Publié le 10 juin 2010 par Philippe Delaide

Vaste débat que je me permets d'ouvrir. La note de Jean-Christophe Puceck dans Passée des arts tente de réhabiliter ce compositeur français, à la jonction de la fin du XVIIIème siècle, passé il est vrai dans un profond oubli depuis un certain nombre de décennies.

L'occasion d'ouvrir à nouveau la question de l'intérêt de l'œuvre d'André-Ernest-Modeste Grétry, notamment par rapport à ce fameux "goût français", est fournie par le dernier enregistrement de sa Tragédie Lyrique Andromaque, réalisé en effet par Hervé Niquet à la tête du Concert Spirituel.
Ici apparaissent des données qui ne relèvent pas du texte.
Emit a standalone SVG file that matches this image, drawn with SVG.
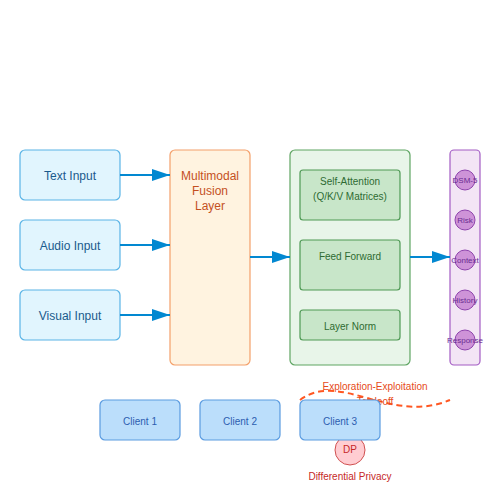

J'avais déjà eu l'occasion d'évoquer ce compositeur dans le cadre de l'interview de j'avais donnée de Jérôme Correas et où nous avions évoqué cet art trop vite oublié de l'opéra comique avec les représentations de la Fausse Magie que cet ensemble avait donnée l'année dernière. Le propos de Jérôme Correas est plus spécifiquement de tenter de réhabiliter l'art du parler / chanter, et que le XIXème et XXème siècles ont largement balayé.

Gretry Andromaque
Dans le cas d'Andromaque, ont est plutôt dans le registre de la Tragédie Lyrique. A l'écoute de la version tendue et nerveuse d'Hervé Niquet, on ne peut être que marqué par la filiation naturelle avec Christoph Willibald Gluck, notamment avec la présence si spécifique des chœurs, particulièrement importante dans les moments critiques du récit dramatique. En même temps, Grétry continue à incarner une certaine forme d'archaïsme quand on sait qu'à la même époque, WA Mozart établit avec Da Ponte les bases d'un opéra bouffe d'une richesse musicale et textuelle qui bouleversera pour très longtemps l'art lyrique.

On part donc, à l'écoute de cette Andromaque, avec un certain préjugé, de peur de s'ennuyer dans les méandres d'une composition répondant aux strictes codes  de l'époque, sans grande audace.

Au fil de l'écoute, on est agréablement surpris mais pas franchement conquis à vrai dire.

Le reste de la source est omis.